In 1934, Huddie William "Lead Belly" Ledbetter recorded a version of the song at Angola Prison for John and Alan Lomax, who mistakenly attributed it to him as the author. However, Ledbetter, for his Angola session, appears to have inserted several stanzas relating to a 1923 Houston jailbreak into the traditional song.  Ledbetter recorded at least three versions of the song, one with the Golden Gate Quartet, a gospel group (recorded for RCA at Victor Studio #2, New York City, June 15, 1940).

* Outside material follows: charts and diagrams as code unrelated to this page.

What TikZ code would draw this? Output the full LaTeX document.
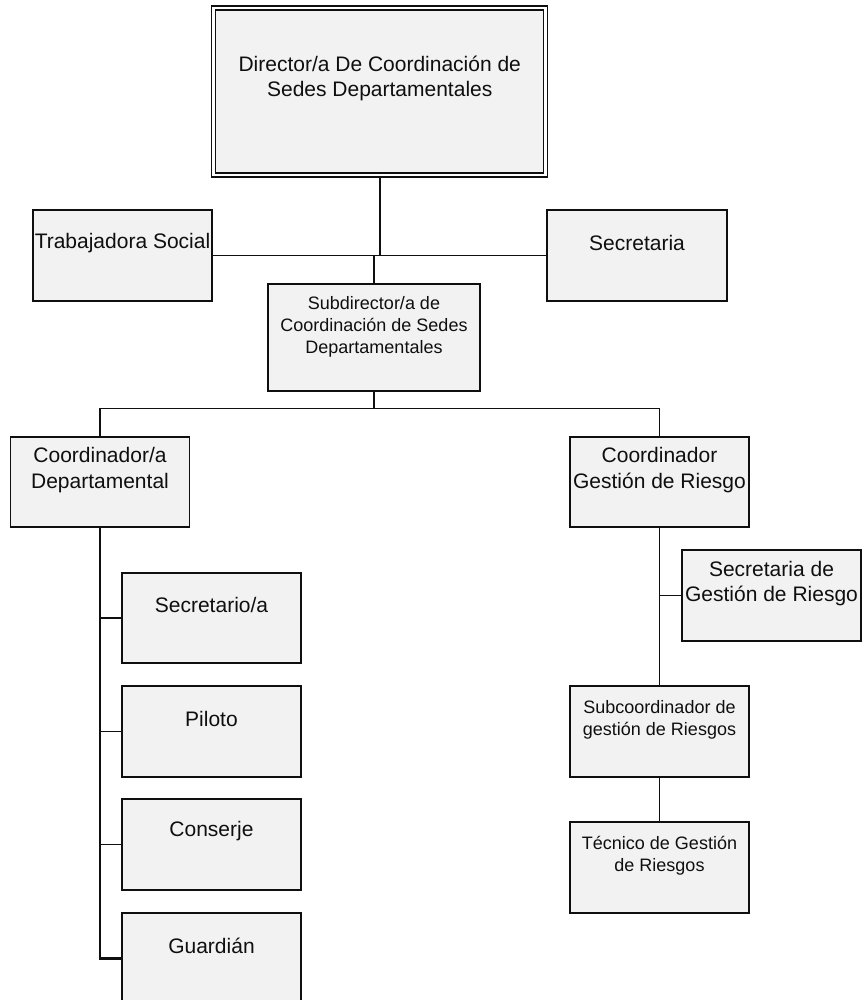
\documentclass[tikz,border=0pt]{standalone}
\usepackage{fontspec}
\setmainfont{Liberation Sans}
\definecolor{boxfill}{RGB}{242,242,242}
\definecolor{inkc}{RGB}{15,15,15}
\begin{document}
\begin{tikzpicture}[x=1pt,y=-1pt,
  orgbox/.style={draw=inkc, line width=1.5pt, fill=boxfill, inner sep=0pt, minimum width=179pt, minimum height=90pt},
  txt/.style={align=center, inner sep=0pt, text=inkc, font=\fontsize{21}{25.5}\selectfont},
  txts/.style={align=center, inner sep=0pt, text=inkc, font=\fontsize{18}{22}\selectfont},
  link/.style={draw=inkc, line width=1.8pt},
  spine/.style={draw=inkc, line width=2.4pt}]
\useasboundingbox (0,0) rectangle (863,1000);
\clip (0,0) rectangle (863,1000);
% boxes
\node[orgbox, double, double distance=2.6pt, line width=1.3pt, minimum width=332pt, minimum height=167pt] (dir) at (379.75,91.5) {};
\node[orgbox, minimum height=91pt] (trab) at (122.5,255.5) {};
\node[orgbox, minimum width=180pt, minimum height=91pt] (sec) at (637,255.5) {};
\node[orgbox, minimum width=212pt, minimum height=107pt] (sub) at (374,337.5) {};
\node[orgbox] (coord) at (100,482) {};
\node[orgbox] (cgr) at (659.5,482) {};
\node[orgbox, minimum height=91pt] (secgr) at (771.5,595.5) {};
\node[orgbox, minimum height=91pt] (subgr) at (659.5,731.5) {};
\node[orgbox, minimum height=91pt] (tec) at (659.5,867.5) {};
\node[orgbox] (secr) at (211.5,618) {};
\node[orgbox, minimum height=91pt] (pil) at (211.5,731.5) {};
\node[orgbox, minimum height=91pt] (cons) at (211.5,844.5) {};
\node[orgbox, minimum height=91pt] (guard) at (211.5,958.5) {};
% texts
\node[txt] (dirt) at ([yshift=13pt]dir.center) {Director/a De Coordinación de\\Sedes Departamentales};
\node[txt] (trabt) at ([yshift=12.5pt]trab.center) {Trabajadora Social};
\node[txt] (sect) at ([yshift=13pt]sec.center) {Secretaria};
\node[txts] (subt) at ([yshift=11pt]sub.center) {Subdirector/a de\\Coordinación de Sedes\\Departamentales};
\node[txt] (coordt) at ([yshift=12pt]coord.center) {Coordinador/a\\Departamental};
\node[txt] (cgrt) at ([yshift=12pt]cgr.center) {Coordinador\\Gestión de Riesgo};
\node[txt] (secgrt) at ([yshift=12pt]secgr.center) {Secretaria de\\Gestión de Riesgo};
\node[txts] (subgrt) at ([yshift=11.5pt]subgr.center) {Subcoordinador de\\gestión de Riesgos};
\node[txts] (tect) at ([yshift=11.5pt]tec.center) {Técnico de Gestión\\de Riesgos};
\node[txt] (secrt) at ([yshift=13pt]secr.center) {Secretario/a};
\node[txt] (pilt) at ([yshift=13pt]pil.center) {Piloto};
\node[txt] (const) at ([yshift=13pt]cons.center) {Conserje};
\node[txt] (guardt) at ([yshift=13pt]guard.center) {Guardián};
% connectors
\coordinate (j1) at (dir.south |- trab.east);
\coordinate (j2) at (374,408.5);
\draw[link] (dir.south) -- (j1);
\draw[link] (trab.east) -- (sec.west);
\draw[link] (sub.north) -- (sub.north |- trab.east);
\draw[link] (sub.south) -- (j2);
\draw[link] (coord.north) |- (j2) -| (cgr.north);
\draw[spine] (coord.south) |- (guard.west);
\draw[link] (coord.south |- secr.west) -- (secr.west);
\draw[link] (coord.south |- pil.west) -- (pil.west);
\draw[link] (coord.south |- cons.west) -- (cons.west);
\draw[link] (cgr.south) -- (subgr.north);
\draw[link] (cgr.south |- secgr.west) -- (secgr.west);
\draw[link] (subgr.south) -- (tec.north);
\end{tikzpicture}
\end{document}
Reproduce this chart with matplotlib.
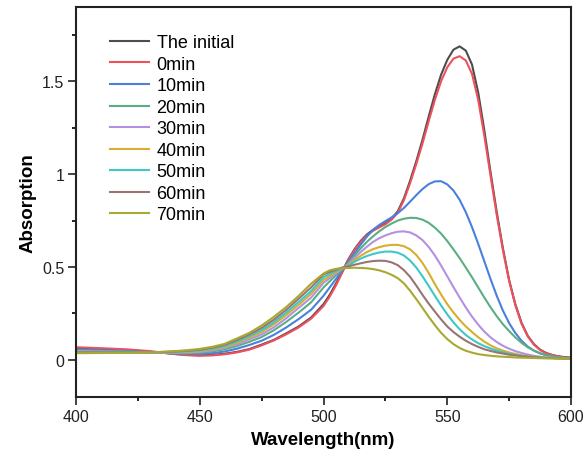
import matplotlib.pyplot as plt
from matplotlib.ticker import MultipleLocator

plt.rcParams['font.family'] = ['Liberation Sans', 'DejaVu Sans']

# wavelength grid (nm), finer where the bands bend
wl = [400, 410, 420, 430, 440, 445, 450, 455, 460, 465, 470, 475, 480, 485, 490, 495,
      500, 502.5, 505, 507.5, 510, 512.5, 515, 517.5, 520, 522.5, 525, 527.5, 530, 532.5,
      535, 537.5, 540, 542.5, 545, 547.5, 550, 552.5, 555, 557.5, 560, 562.5, 565, 567.5,
      570, 572.5, 575, 577.5, 580, 582.5, 585, 587.5, 590, 592.5, 595, 597.5, 600]

labels = ["The initial", "0min", "10min", "20min", "30min",
          "40min", "50min", "60min", "70min"]

initial = [.062, .058, .053, .044, .032, .027, .025, .027, .033, .043, .058, .082, .108, .143, .180, .228,
           .300, .350, .410, .475, .540, .595, .640, .675, .700, .718, .735, .760, .800, .870,
           .965, 1.07, 1.185, 1.31, 1.43, 1.535, 1.615, 1.67, 1.688, 1.665, 1.59, 1.44, 1.235, 1.01,
           .795, .600, .430, .300, .200, .130, .085, .055, .037, .026, .019, .015, .012]
min0 = [.068, .063, .057, .047, .031, .025, .022, .024, .030, .040, .055, .078, .105, .138, .175, .222,
        .290, .340, .400, .468, .535, .590, .635, .670, .695, .713, .730, .755, .792, .860,
        .952, 1.055, 1.165, 1.285, 1.40, 1.50, 1.575, 1.622, 1.635, 1.612, 1.54, 1.40, 1.205, .990,
        .780, .590, .425, .295, .195, .127, .082, .053, .036, .025, .018, .013, .010]
min10 = [.056, .052, .048, .042, .034, .032, .032, .036, .045, .060, .080, .103, .135, .175, .220, .270,
         .345, .390, .435, .480, .525, .573, .620, .663, .700, .726, .747, .767, .790, .818,
         .852, .887, .920, .946, .961, .962, .945, .912, .862, .795, .715, .625, .530, .435,
         .345, .265, .198, .145, .103, .072, .050, .035, .025, .018, .013, .010, .008]
min20 = [.050, .047, .044, .041, .037, .036, .038, .045, .057, .074, .097, .123, .160, .205, .255, .310,
         .390, .423, .455, .487, .520, .560, .600, .635, .665, .692, .715, .734, .750, .760,
         .765, .764, .755, .738, .712, .680, .640, .595, .548, .497, .445, .390, .335, .283,
         .235, .192, .155, .121, .092, .068, .050, .036, .026, .019, .014, .011, .009]
min30 = [.047, .045, .043, .040, .039, .040, .043, .051, .064, .084, .110, .137, .176, .225, .280, .335,
         .415, .440, .465, .490, .515, .548, .580, .609, .635, .655, .670, .682, .690, .692,
         .686, .670, .645, .608, .562, .508, .450, .392, .336, .282, .233, .190, .152, .121,
         .096, .076, .060, .047, .037, .029, .022, .017, .013, .011, .009, .008, .008]
min40 = [.044, .042, .041, .040, .041, .043, .047, .056, .070, .092, .120, .150, .192, .242, .297, .355,
         .430, .451, .472, .492, .510, .537, .560, .580, .596, .607, .615, .619, .619, .612,
         .595, .565, .522, .468, .408, .352, .300, .255, .215, .180, .150, .122, .098, .078,
         .062, .050, .040, .032, .025, .020, .016, .013, .011, .010, .009, .008, .008]
min50 = [.042, .041, .040, .040, .043, .046, .051, .060, .075, .099, .128, .160, .203, .255, .312, .370,
         .445, .462, .478, .494, .508, .528, .545, .559, .570, .578, .583, .583, .577, .562,
         .535, .497, .450, .398, .345, .293, .245, .202, .165, .134, .110, .090, .074, .061,
         .050, .041, .033, .027, .022, .018, .015, .013, .011, .010, .009, .008, .008]
min60 = [.040, .040, .040, .040, .045, .049, .055, .065, .081, .107, .137, .172, .217, .270, .330, .390,
         .460, .473, .485, .497, .503, .512, .520, .527, .532, .534, .533, .525, .510, .483,
         .447, .400, .350, .303, .260, .218, .180, .150, .125, .103, .085, .070, .057, .048,
         .040, .034, .028, .024, .020, .017, .014, .012, .010, .009, .008, .007, .007]
min70 = [.036, .037, .038, .040, .047, .052, .059, .070, .086, .115, .145, .185, .232, .285, .345, .410,
         .465, .482, .490, .494, .495, .496, .495, .493, .489, .482, .472, .458, .440, .412,
         .372, .327, .280, .232, .187, .146, .112, .085, .064, .049, .039, .031, .026, .022,
         .019, .017, .015, .013, .012, .011, .010, .009, .008, .008, .007, .007, .006]

series = [initial, min0, min10, min20, min30, min40, min50, min60, min70]
colors = ["#4d4d4d", "#f0505e", "#4a80dc", "#5aaf82", "#b490e2",
          "#d8ae2c", "#3cc8c8", "#9a7472", "#a8a832"]

fig = plt.figure(figsize=(5.86, 4.64), dpi=100)
ax = fig.add_axes([0.1297, 0.1422, 0.8447, 0.8406])

for y, c, lab in zip(series, colors, labels):
    ax.plot(wl, y, color=c, lw=1.5, label=lab)

ax.set_xlim(400, 600)
ax.set_ylim(-0.2, 1.9)
ax.xaxis.set_major_locator(MultipleLocator(50))
ax.xaxis.set_minor_locator(MultipleLocator(25))
ax.yaxis.set_minor_locator(MultipleLocator(0.25))
ax.set_yticks([0, 0.5, 1, 1.5])
ax.set_yticklabels(["0", "0.5", "1", "1.5"])
ax.tick_params(which='major', direction='out', length=5.5, width=1.2, labelsize=11.5,
               colors='#222222', pad=3)
ax.tick_params(which='minor', direction='out', length=3, width=1.2)
for s in ax.spines.values():
    s.set_linewidth(1.5)
    s.set_color('#222222')

ax.set_xlabel("Wavelength(nm)", fontsize=13.5, fontweight='bold', labelpad=5)
ax.set_ylabel("Absorption", fontsize=13.5, fontweight='bold', labelpad=4)

ax.legend(loc='upper left', bbox_to_anchor=(0.068, 0.93), frameon=False, fontsize=13,
          handlelength=2.2, handletextpad=0.4, labelspacing=0.25, borderpad=0, borderaxespad=0)

fig.savefig("out.png", dpi=100)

John and Alan Lomax, in their book, Best Loved American Folk Songs, told a credible story identifying the Midnight Special as a train from Houston shining its light into a cell in the Sugar Land Prison. They also describe Ledbetter's version as "the Negro jailbird's ballad to match Hard Times Poor Boy. Like so many American folk songs, its hero is not a man but a train." The light of the train is seen as the light of salvation, the train which could take them away from the prison walls. It is highly reminiscent of the imagery of such gospel songs as "Let the Light from Your Lighthouse Shine on Me". Carl Sandburg had a different view. He believed the subject of the song would rather be run over by a train than spend more time in jail.

Although later versions place the locale of the song near Houston, early versions such as "Walk Right In Belmont" (Wilmer Watts; Frank Wilson, 1927) and "North Carolina Blues" (Roy Martin, 1930) — both essentially the same song as "Midnight Special" — place it in North Carolina.
Most of the early versions, however, have no particular location. Only one recording, collected by the Lomaxes at the Mississippi State Penitentiary, actually identifies the railroad operating the Midnight Special — the Illinois Central which had a route through Mississippi.

Other versions

Country musicians Wilma Lee and Stoney Cooper had a top 5 country hit with their reworking of the song in 1959 as "Big Midnight Special".

Only two versions of the song have reached the US Billboard Hot 100. Paul Evans recorded the highest-charting version of "Midnight Special," reaching number 16 in the winter of 1960.  Five years later, Johnny Rivers' version reached number 20 in 1965. The Johnny Rivers version was used as the theme for the NBC music program The Midnight Special.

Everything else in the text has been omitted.